Janine Zrobiła Benowi taką awanturę z powodu tego iż okłamał ją że nie pali? Czy taka przewrażliwiona była że ją zdradził a te papierosy były jednym z czynników ?
No raczej nie o papierosy jej chodziło, tylko o sam fakt kłamstwa i kręcenia. Nie potrafiła tego wyrazić wprost, więc tak się motała. Kobiety dziwne są ;p
Janine od początku była na przysłowiowej "granicy"; dusiła się w związku z Benem, czuła, że ani ona, ani on nie są w nim szczęśliwi.
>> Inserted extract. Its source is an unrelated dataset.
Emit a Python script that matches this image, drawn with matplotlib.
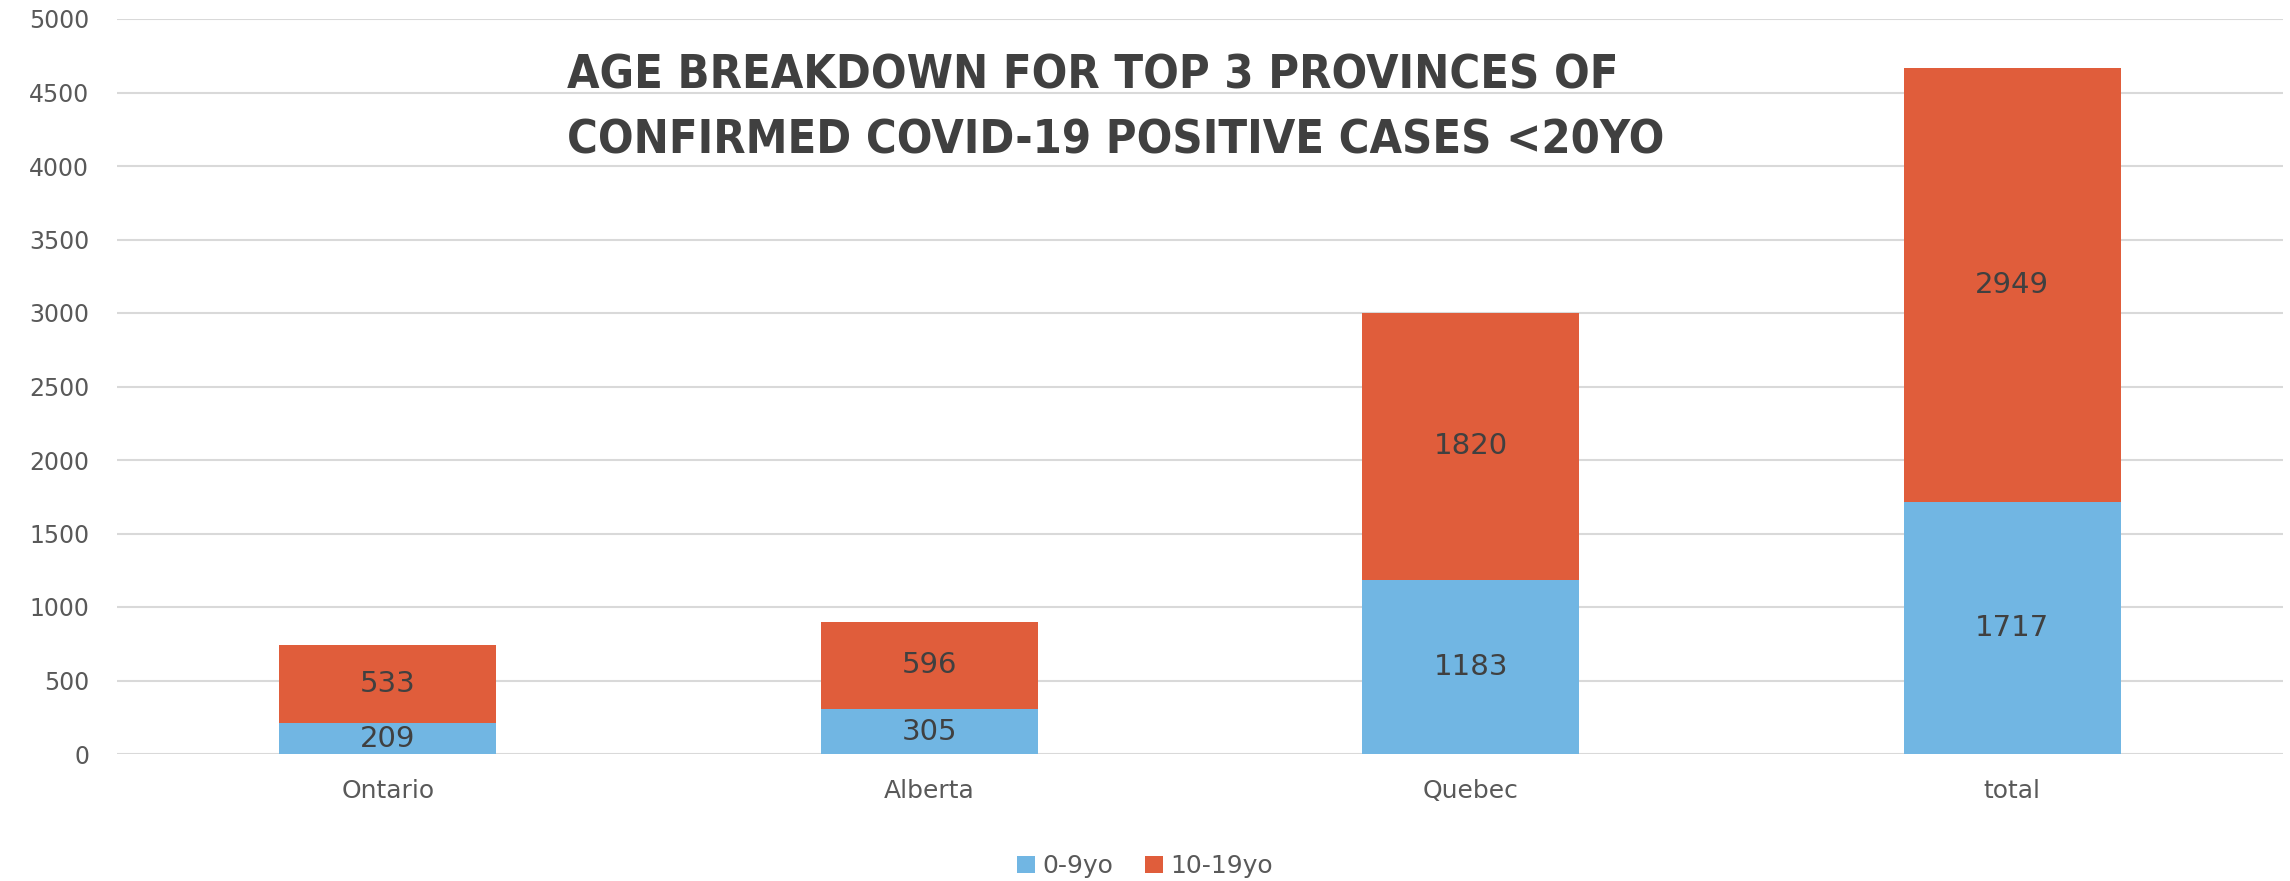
import matplotlib.pyplot as plt

provinces = ['Ontario', 'Alberta', 'Quebec', 'total']
age_0_9 = [209, 305, 1183, 1717]
age_10_19 = [533, 596, 1820, 2949]
series_names = ['0-9yo', '10-19yo']
title_lines = ['AGE BREAKDOWN FOR TOP 3 PROVINCES OF',
               'CONFIRMED COVID-19 POSITIVE CASES <20YO']

blue = '#71B6E3'
red = '#E05D3B'
dark = '#404040'
grey = '#595959'

fig = plt.figure(figsize=(22.9, 8.81), dpi=100)
ax = fig.add_axes([117 / 2290, 1 - 754 / 881, (2283 - 117) / 2290, (754 - 19) / 881])

x = range(len(provinces))
b1 = ax.bar(x, age_0_9, width=0.4, color=blue, label=series_names[0], zorder=3)
b2 = ax.bar(x, age_10_19, width=0.4, bottom=age_0_9, color=red, label=series_names[1], zorder=3)

for i in x:
    ax.text(i, age_0_9[i] / 2, str(age_0_9[i]), ha='center', va='center',
            fontsize=21, color=dark, zorder=4)
    ax.text(i, age_0_9[i] + age_10_19[i] / 2, str(age_10_19[i]), ha='center', va='center',
            fontsize=21, color=dark, zorder=4)

ax.set_xlim(-0.5, 3.5)
ax.set_ylim(0, 5000)
ax.set_yticks(range(0, 5001, 500))
ax.set_xticks(list(x))
ax.set_xticklabels(provinces)
ax.tick_params(axis='both', length=0, colors=grey)
ax.tick_params(axis='y', pad=20, labelsize=17)
ax.tick_params(axis='x', pad=18, labelsize=18)
ax.grid(axis='y', color='#D9D9D9', linewidth=1.5, zorder=0)
for s in ax.spines.values():
    s.set_visible(False)

# titel: smal en vet
for regel, y in zip(title_lines, [76, 141]):
    fig.text(567 / 2290, 1 - y / 881, regel, ha='left', va='center',
             fontsize=33.7, fontweight='bold', fontstretch='condensed',
             family='DejaVu Sans', color=dark)

fig.legend(handles=[b1, b2], loc='center', bbox_to_anchor=(0.5, 1 - 866 / 881), ncol=2,
           frameon=False, fontsize=18, labelcolor=grey, handlelength=0.7, handleheight=0.7,
           handletextpad=0.3, columnspacing=1.3)

fig.savefig('out.png', dpi=100)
Bała się, że popełnili błąd. Jednak trwała w nim, ponieważ w innym wypadku jej lęki uległyby potwierdzeniu. Miała nikłą nadzieję na obudzenie dawnego "żaru", co pozwoliłoby im odbudować małżeństwo. Niestety, okazało się, że Ben nie tylko się nią nie interesuje i za jej plecami zabawia się z innymi kobietami, ale ponadto nie potrafi być z nią szczery, nawet w takiej błahej i niepozornej sprawie, jak papierosy; nie szanuje jej zdania na ten temat. To był cios, który przeważył szalę. Ja to tak odebrałam.